The task
Skip the pictures and extract all of the lines exactly as written.

Stored data
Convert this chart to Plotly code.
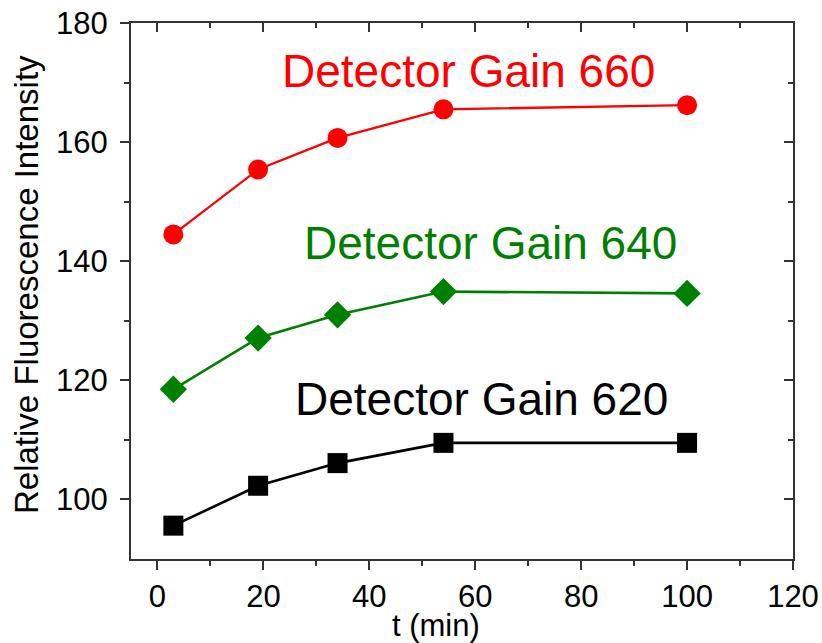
import plotly.graph_objects as go

t_min = [3, 19, 34, 54, 100]
gain_660 = [144.5, 155.4, 160.7, 165.5, 166.2]
gain_640 = [118.5, 127.1, 131.0, 134.9, 134.6]
gain_620 = [95.6, 102.3, 106.1, 109.5, 109.5]

labels = ["Detector Gain 660", "Detector Gain 640", "Detector Gain 620"]
label_x = [58.8, 62.8, 61.2]
label_y = [172.0, 143.0, 116.8]
colors = ["#ff0000", "#008000", "#000000"]

FONT = "Liberation Sans, Arial, sans-serif"
AX = "#333333"
L, R, T, B = 131, 793, 23, 559

fig = go.Figure()
fig.add_trace(go.Scatter(x=t_min, y=gain_660, mode="lines+markers",
                         line=dict(color=colors[0], width=2.3),
                         marker=dict(symbol="circle", size=20, color=colors[0])))
fig.add_trace(go.Scatter(x=t_min, y=gain_640, mode="lines+markers",
                         line=dict(color=colors[1], width=2.6),
                         marker=dict(symbol="diamond", size=21, color=colors[1])))
fig.add_trace(go.Scatter(x=t_min, y=gain_620, mode="lines+markers",
                         line=dict(color=colors[2], width=2.6),
                         marker=dict(symbol="square", size=20, color=colors[2])))
fig.add_trace(go.Scatter(x=[], y=[], xaxis="x2", yaxis="y2", showlegend=False))

for txt, xx, yy, c in zip(labels, label_x, label_y, colors):
    fig.add_annotation(x=xx, y=yy, text=txt, showarrow=False, xref="x", yref="y",
                       font=dict(family=FONT, size=46, color=c),
                       xanchor="center", yanchor="middle")

fig.add_annotation(xref="x domain", yref="y domain",
                   x=(436 - L) / (R - L), y=-(625 - B) / (B - T),
                   text="t (min)", showarrow=False, xanchor="center", yanchor="middle",
                   font=dict(family=FONT, size=31, color="black"))
fig.add_annotation(xref="x domain", yref="y domain",
                   x=-(L - 26) / (R - L), y=(B - 285) / (B - T),
                   text="Relative Fluorescence Intensity", showarrow=False, textangle=-90,
                   xanchor="center", yanchor="middle",
                   font=dict(family=FONT, size=33, color="black"))

axis_common = dict(showline=True, linecolor=AX, linewidth=2, showgrid=False,
                   zeroline=False, tickcolor=AX, tickwidth=2, ticklen=9, automargin=False)

fig.update_layout(
    width=822, height=643,
    margin=dict(l=L, r=822 - R, t=T, b=643 - B),
    paper_bgcolor="white", plot_bgcolor="white",
    showlegend=False,
    font=dict(family=FONT, size=31, color="black"),
    xaxis=dict(range=[-5, 120], tickvals=[0, 20, 40, 60, 80, 100, 120], ticks="outside",
               minor=dict(tickvals=[10, 30, 50, 70, 90, 110], ticks="outside", ticklen=5,
                          tickcolor=AX, tickwidth=2),
               tickfont=dict(size=31), **axis_common),
    yaxis=dict(range=[90, 180], tickvals=[100, 120, 140, 160, 180], ticks="outside",
               minor=dict(tickvals=[110, 130, 150, 170], ticks="outside", ticklen=5,
                          tickcolor=AX, tickwidth=2),
               tickfont=dict(size=31), ticklabelstandoff=6,
               **axis_common),
    xaxis2=dict(range=[-5, 120], overlaying="x", side="top", anchor="y",
                tickvals=[0, 20, 40, 60, 80, 100, 120], ticks="inside", showticklabels=False,
                minor=dict(tickvals=[10, 30, 50, 70, 90, 110], ticks="inside", ticklen=5,
                           tickcolor=AX, tickwidth=2),
                **axis_common),
    yaxis2=dict(range=[90, 180], overlaying="y", side="right", anchor="x",
                tickvals=[100, 120, 140, 160, 180], ticks="inside", showticklabels=False,
                minor=dict(tickvals=[110, 130, 150, 170], ticks="inside", ticklen=5,
                           tickcolor=AX, tickwidth=2),
                **axis_common),
)

fig.write_html("out.html", config={"displayModeBar": False},
               post_script="document.body.style.margin='0';")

Finished task
Convert this chart to Plotly code.
import plotly.graph_objects as go

t_min = [3, 19, 34, 54, 100]
gain_660 = [144.5, 155.4, 160.7, 165.5, 166.2]
gain_640 = [118.5, 127.1, 131.0, 134.9, 134.6]
gain_620 = [95.6, 102.3, 106.1, 109.5, 109.5]

labels = ["Detector Gain 660", "Detector Gain 640", "Detector Gain 620"]
label_x = [58.8, 62.8, 61.2]
label_y = [172.0, 143.0, 116.8]
colors = ["#ff0000", "#008000", "#000000"]

FONT = "Liberation Sans, Arial, sans-serif"
AX = "#333333"
L, R, T, B = 131, 793, 23, 559

fig = go.Figure()
fig.add_trace(go.Scatter(x=t_min, y=gain_660, mode="lines+markers",
                         line=dict(color=colors[0], width=2.3),
                         marker=dict(symbol="circle", size=20, color=colors[0])))
fig.add_trace(go.Scatter(x=t_min, y=gain_640, mode="lines+markers",
                         line=dict(color=colors[1], width=2.6),
                         marker=dict(symbol="diamond", size=21, color=colors[1])))
fig.add_trace(go.Scatter(x=t_min, y=gain_620, mode="lines+markers",
                         line=dict(color=colors[2], width=2.6),
                         marker=dict(symbol="square", size=20, color=colors[2])))
fig.add_trace(go.Scatter(x=[], y=[], xaxis="x2", yaxis="y2", showlegend=False))

for txt, xx, yy, c in zip(labels, label_x, label_y, colors):
    fig.add_annotation(x=xx, y=yy, text=txt, showarrow=False, xref="x", yref="y",
                       font=dict(family=FONT, size=46, color=c),
                       xanchor="center", yanchor="middle")

fig.add_annotation(xref="x domain", yref="y domain",
                   x=(436 - L) / (R - L), y=-(625 - B) / (B - T),
                   text="t (min)", showarrow=False, xanchor="center", yanchor="middle",
                   font=dict(family=FONT, size=31, color="black"))
fig.add_annotation(xref="x domain", yref="y domain",
                   x=-(L - 26) / (R - L), y=(B - 285) / (B - T),
                   text="Relative Fluorescence Intensity", showarrow=False, textangle=-90,
                   xanchor="center", yanchor="middle",
                   font=dict(family=FONT, size=33, color="black"))

axis_common = dict(showline=True, linecolor=AX, linewidth=2, showgrid=False,
                   zeroline=False, tickcolor=AX, tickwidth=2, ticklen=9, automargin=False)

fig.update_layout(
    width=822, height=643,
    margin=dict(l=L, r=822 - R, t=T, b=643 - B),
    paper_bgcolor="white", plot_bgcolor="white",
    showlegend=False,
    font=dict(family=FONT, size=31, color="black"),
    xaxis=dict(range=[-5, 120], tickvals=[0, 20, 40, 60, 80, 100, 120], ticks="outside",
               minor=dict(tickvals=[10, 30, 50, 70, 90, 110], ticks="outside", ticklen=5,
                          tickcolor=AX, tickwidth=2),
               tickfont=dict(size=31), **axis_common),
    yaxis=dict(range=[90, 180], tickvals=[100, 120, 140, 160, 180], ticks="outside",
               minor=dict(tickvals=[110, 130, 150, 170], ticks="outside", ticklen=5,
                          tickcolor=AX, tickwidth=2),
               tickfont=dict(size=31), ticklabelstandoff=6,
               **axis_common),
    xaxis2=dict(range=[-5, 120], overlaying="x", side="top", anchor="y",
                tickvals=[0, 20, 40, 60, 80, 100, 120], ticks="inside", showticklabels=False,
                minor=dict(tickvals=[10, 30, 50, 70, 90, 110], ticks="inside", ticklen=5,
                           tickcolor=AX, tickwidth=2),
                **axis_common),
    yaxis2=dict(range=[90, 180], overlaying="y", side="right", anchor="x",
                tickvals=[100, 120, 140, 160, 180], ticks="inside", showticklabels=False,
                minor=dict(tickvals=[110, 130, 150, 170], ticks="inside", ticklen=5,
                           tickcolor=AX, tickwidth=2),
                **axis_common),
)

fig.write_html("out.html", config={"displayModeBar": False},
               post_script="document.body.style.margin='0';")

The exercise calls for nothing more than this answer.